What the task asks:
List each line of the data that holds the string "this", please.

Record extracts:

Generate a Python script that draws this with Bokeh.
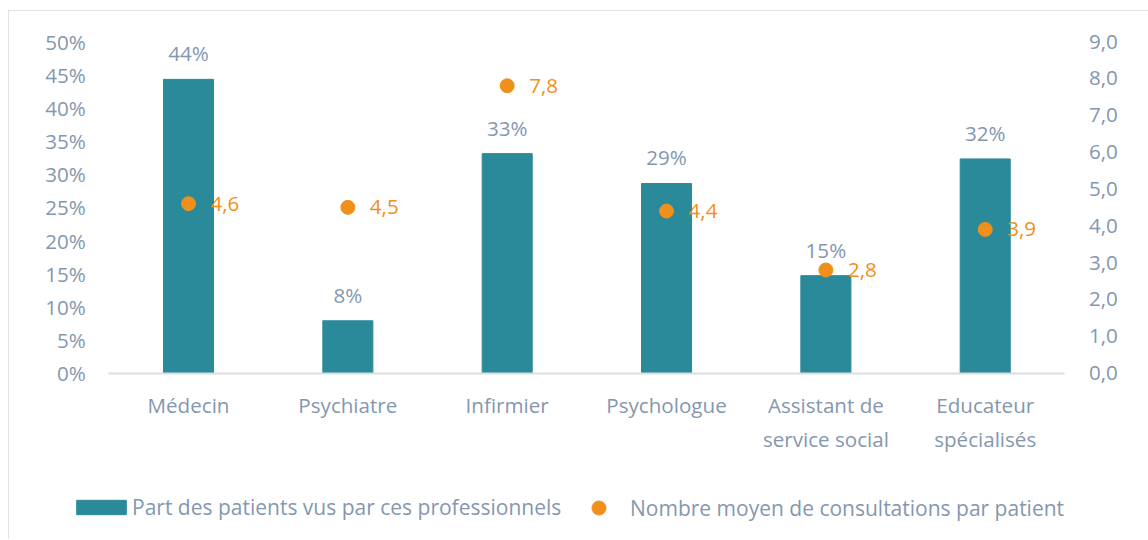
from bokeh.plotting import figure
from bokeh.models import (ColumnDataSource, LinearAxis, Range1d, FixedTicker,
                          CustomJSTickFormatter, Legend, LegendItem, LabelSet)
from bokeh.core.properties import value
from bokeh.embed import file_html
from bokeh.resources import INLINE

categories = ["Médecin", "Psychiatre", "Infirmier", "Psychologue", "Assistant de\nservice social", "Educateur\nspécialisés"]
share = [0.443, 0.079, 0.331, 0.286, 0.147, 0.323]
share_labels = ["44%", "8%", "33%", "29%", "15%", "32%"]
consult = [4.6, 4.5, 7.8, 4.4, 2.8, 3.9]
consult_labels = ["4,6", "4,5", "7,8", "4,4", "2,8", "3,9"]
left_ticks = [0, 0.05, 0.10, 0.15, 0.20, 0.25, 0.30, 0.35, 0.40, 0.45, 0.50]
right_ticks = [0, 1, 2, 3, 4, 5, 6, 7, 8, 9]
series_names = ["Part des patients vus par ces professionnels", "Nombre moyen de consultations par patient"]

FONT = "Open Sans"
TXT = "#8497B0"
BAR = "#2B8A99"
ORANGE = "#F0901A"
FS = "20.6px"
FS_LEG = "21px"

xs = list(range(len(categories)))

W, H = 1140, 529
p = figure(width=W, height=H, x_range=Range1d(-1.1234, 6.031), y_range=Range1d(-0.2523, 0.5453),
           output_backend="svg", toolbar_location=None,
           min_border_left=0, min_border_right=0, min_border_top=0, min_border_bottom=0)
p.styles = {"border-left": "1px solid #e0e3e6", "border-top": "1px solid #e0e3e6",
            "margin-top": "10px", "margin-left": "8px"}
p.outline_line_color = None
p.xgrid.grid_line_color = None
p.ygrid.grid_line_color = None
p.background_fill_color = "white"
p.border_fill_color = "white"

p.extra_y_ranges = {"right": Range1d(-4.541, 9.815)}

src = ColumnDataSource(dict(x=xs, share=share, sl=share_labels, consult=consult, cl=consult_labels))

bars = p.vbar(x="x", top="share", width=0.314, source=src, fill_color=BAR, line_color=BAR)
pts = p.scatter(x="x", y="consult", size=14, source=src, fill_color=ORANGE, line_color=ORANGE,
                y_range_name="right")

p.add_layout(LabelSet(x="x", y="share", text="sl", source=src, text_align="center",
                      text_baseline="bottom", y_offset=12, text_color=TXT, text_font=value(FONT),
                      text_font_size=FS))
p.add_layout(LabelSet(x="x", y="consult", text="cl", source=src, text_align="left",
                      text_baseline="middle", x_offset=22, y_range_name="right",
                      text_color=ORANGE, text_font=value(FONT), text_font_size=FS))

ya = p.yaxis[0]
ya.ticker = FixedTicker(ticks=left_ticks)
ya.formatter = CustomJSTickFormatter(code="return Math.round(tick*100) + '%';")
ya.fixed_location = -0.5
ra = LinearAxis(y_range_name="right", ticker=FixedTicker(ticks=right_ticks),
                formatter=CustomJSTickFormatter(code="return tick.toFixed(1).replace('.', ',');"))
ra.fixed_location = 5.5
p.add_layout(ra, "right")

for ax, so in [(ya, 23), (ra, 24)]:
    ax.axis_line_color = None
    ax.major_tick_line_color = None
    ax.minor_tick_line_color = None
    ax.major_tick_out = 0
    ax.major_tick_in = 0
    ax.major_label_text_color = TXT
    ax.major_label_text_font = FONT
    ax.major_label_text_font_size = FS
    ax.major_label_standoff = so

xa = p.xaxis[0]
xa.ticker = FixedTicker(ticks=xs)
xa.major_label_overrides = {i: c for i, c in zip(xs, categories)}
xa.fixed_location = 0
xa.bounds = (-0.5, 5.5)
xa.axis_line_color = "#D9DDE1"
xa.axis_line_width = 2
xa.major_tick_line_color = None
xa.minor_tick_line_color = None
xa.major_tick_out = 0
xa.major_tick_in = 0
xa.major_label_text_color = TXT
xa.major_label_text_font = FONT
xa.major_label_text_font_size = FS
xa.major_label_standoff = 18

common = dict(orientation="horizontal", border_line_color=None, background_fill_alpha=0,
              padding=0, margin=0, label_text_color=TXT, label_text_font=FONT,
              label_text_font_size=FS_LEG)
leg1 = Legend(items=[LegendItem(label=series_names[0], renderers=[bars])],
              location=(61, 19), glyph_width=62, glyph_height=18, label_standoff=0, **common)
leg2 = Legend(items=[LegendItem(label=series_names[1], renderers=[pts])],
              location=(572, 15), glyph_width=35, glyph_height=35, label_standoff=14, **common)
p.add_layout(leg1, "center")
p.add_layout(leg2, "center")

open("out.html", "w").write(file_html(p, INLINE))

...

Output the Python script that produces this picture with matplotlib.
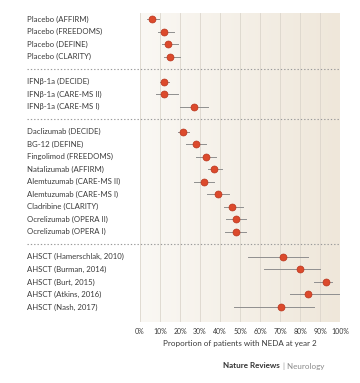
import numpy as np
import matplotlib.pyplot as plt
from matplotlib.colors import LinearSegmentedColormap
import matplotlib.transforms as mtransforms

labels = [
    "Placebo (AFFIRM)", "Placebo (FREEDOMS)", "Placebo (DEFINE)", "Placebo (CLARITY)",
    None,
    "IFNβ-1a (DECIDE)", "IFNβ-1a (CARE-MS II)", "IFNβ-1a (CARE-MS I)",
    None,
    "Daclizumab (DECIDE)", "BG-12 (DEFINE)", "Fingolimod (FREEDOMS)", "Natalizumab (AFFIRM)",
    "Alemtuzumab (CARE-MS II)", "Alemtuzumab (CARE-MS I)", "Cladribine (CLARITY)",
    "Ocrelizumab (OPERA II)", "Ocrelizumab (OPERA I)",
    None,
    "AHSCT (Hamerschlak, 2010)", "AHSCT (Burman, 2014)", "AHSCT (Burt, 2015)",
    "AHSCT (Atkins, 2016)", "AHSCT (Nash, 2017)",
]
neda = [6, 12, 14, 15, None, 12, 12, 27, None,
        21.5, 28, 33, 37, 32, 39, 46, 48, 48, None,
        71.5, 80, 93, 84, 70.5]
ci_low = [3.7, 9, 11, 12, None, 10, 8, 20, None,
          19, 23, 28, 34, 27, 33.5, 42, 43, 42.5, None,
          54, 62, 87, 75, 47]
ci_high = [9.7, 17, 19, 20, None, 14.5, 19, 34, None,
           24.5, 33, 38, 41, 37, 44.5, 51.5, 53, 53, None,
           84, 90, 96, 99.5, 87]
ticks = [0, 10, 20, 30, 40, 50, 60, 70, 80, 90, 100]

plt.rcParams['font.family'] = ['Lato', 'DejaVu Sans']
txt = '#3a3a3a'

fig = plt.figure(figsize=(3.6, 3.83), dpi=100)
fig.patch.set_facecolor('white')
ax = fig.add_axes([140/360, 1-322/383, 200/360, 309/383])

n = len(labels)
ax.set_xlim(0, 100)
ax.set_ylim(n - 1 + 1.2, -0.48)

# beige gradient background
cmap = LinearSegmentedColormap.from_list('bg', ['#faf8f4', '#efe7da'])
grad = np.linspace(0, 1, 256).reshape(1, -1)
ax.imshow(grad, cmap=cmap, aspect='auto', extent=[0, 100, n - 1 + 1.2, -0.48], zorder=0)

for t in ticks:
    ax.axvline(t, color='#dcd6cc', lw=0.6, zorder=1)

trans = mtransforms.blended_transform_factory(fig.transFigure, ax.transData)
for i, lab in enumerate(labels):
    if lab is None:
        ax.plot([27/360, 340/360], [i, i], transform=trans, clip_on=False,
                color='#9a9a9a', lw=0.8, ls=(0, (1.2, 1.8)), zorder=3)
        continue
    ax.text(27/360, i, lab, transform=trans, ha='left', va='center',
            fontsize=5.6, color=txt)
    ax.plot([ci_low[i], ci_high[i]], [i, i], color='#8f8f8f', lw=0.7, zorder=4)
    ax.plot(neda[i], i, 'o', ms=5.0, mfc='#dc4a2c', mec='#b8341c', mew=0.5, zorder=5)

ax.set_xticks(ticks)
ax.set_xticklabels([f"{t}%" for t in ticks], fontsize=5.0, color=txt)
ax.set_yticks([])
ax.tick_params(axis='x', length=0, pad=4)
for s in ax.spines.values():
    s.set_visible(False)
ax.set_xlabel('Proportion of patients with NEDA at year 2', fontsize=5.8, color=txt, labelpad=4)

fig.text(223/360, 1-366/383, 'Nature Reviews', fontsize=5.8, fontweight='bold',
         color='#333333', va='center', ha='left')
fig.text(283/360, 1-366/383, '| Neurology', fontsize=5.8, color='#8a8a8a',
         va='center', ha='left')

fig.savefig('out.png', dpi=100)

Reply:
Generate a Python script that draws this with Bokeh.
Output the Python script that produces this picture with matplotlib.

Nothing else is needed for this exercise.